Back in 1976. the Indian Government, for whom my father, Ipe Samuel Varghese, worked in Colombo, cheated him of Rs 13,500 – the gratuity that he was supposed to be paid when he was dismissed from the Indian High Commission (the equivalent of the embassy) in Colombo.
That sum, adjusted for inflation, works out to Rs 332,775 in today’s rupees.
But he was not paid this amount because the embassy said he had contravened rules by working at a second job, something which everyone at the embassy was doing, because what people were paid was basically a starvation wage. My father had rubbed against powerful interests in the embassy who were making money by taking bribes from poor Sri Lankan Tamils who were applying for Indian passports to return to India.
But let me start at the beginning. My father went to Sri Lanka (then known as Ceylon) in 1947, looking for employment after the war. He took up a job as a teacher, something which was his first love. In 1956, when the Sri Lankan Government nationalised the teaching profession, he was left without a job.
It was then that he began working for the Indian High Commission which was located in Colpetty, and later in Fort. As he was a local recruit, he was not given diplomatic status. The one benefit was that our family did not need visas to stay in Sri Lanka — we were all Indian citizens — but only needed to obtain passports once we reached the age of 14.
As my father had six children, the salary he received from the High Commission was not enough to provide for the household. He would tutor some students, either at our house, or else at their houses. He was very strict about his work, and was unwilling to compromise on any rules.
There were numerous people who worked alongside him and these folk would occasionally take a bribe from here or there and push the case of some person or the other for a passport. The Tamils, who had gone to Sri Lanka to work on the tea plantations, were being repatriated back to India under a pact negotiated by Sirima Bandaranaike, the Sri Lankan prime minister, and Lal Bahadur Shastri, her Indian counterpart. It was thus known as the Sirima-Shastri pact.
There was a lot of anti-Tamil sentiment brewing in Sri Lanka at the time, feelings that blew up into the civil war from 1983 onwards, a conflict that only ended in May 2009. Thus, many Tamils were anxious and wanted to do whatever it took to get an Indian passport.
Thus, they found many High Commission employees more than willing to accept bribes in order to push their cases. But they came up against a brick wall in my father. There was another gentleman who was an impediment too, a man named Navamoni. The others used to call him Koranga Moonji Dorai — meaning man with the face of a monkey — as he was a wizened old man. He would lose his temper and shout at people when they tried to mollify him with this or that to push their cases.
Given this, it was only a matter of time before some of my father’s colleagues went to the higher-ups and complained that he was earning money outside his High Commission job. They all were as well, but nobody had rubbed up against the powers-that-be. By then, due to his competence, my father had been put in charge of the passport section, a very powerful post, because he could approve or turn down any application.
The men who wanted to make money through bribes found him a terrible obstacle. One day in May 1976, when my mother called up the High Commission, she was told that my father no longer worked there.
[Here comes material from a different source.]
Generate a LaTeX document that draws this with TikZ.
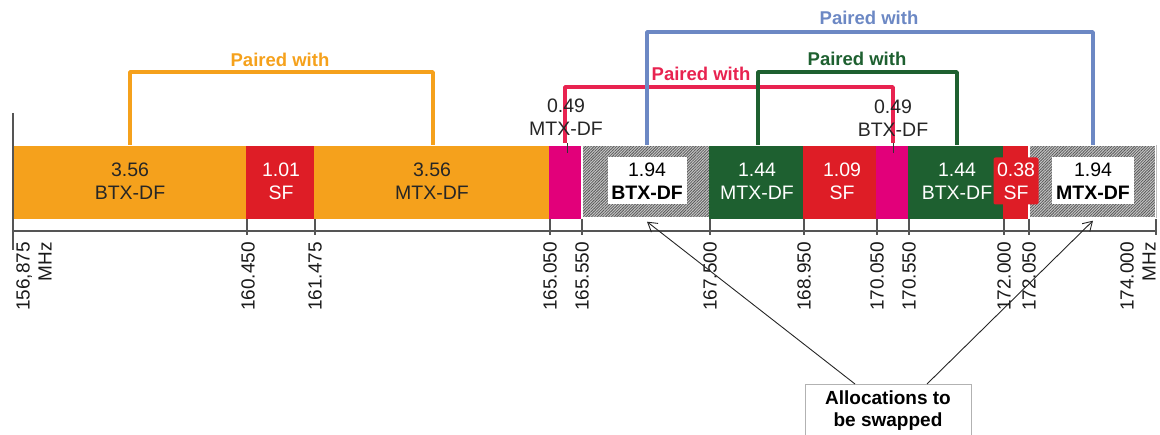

Shocked, she waited until he came home to find out the truth. We had no telephone at home.
The family was not in the best financial position at the time. We had a few weeks to return to India as we had been staying in Sri Lanka on the strength of my father’s employment. And then came the biggest shock: the money my father had worked for those 20 years was denied to him.
We came back to India by train and ferry; we could not afford to fly back. It was a miserable journey and for many years after that we suffered financial hardship because we had no money to tide us over that period.
Many years later, after I migrated to Australia, I went to the Indian Consulate in Coburg, a suburb of Melbourne, to get a new passport. I happened to speak to the consul and asked him what I should do with my old passport. He made my blood boil by telling me that it was my patriotic duty to send it by post to the Indian embassy in Canberra. I told him that I owed India nothing considering the manner in which it had treated my father. And I added that if the Indian authorities wanted my old passport, then they could damn well pay the postage. He was not happy with my reply.
India is the only country in the world which will not restore a person’s citizenship if he/she asks for it in his/her latter years for sentimental reasons, just so that he/she can die in the land of his/her birth. India is also the only country that insists its own former citizens obtain a visa to enter what is their homeland. Money is not the only thing for the Indian Government; it is everything.
Every other country will restore a person’s citizenship in their latter years of they ask for it for sentimental reasons. Not India.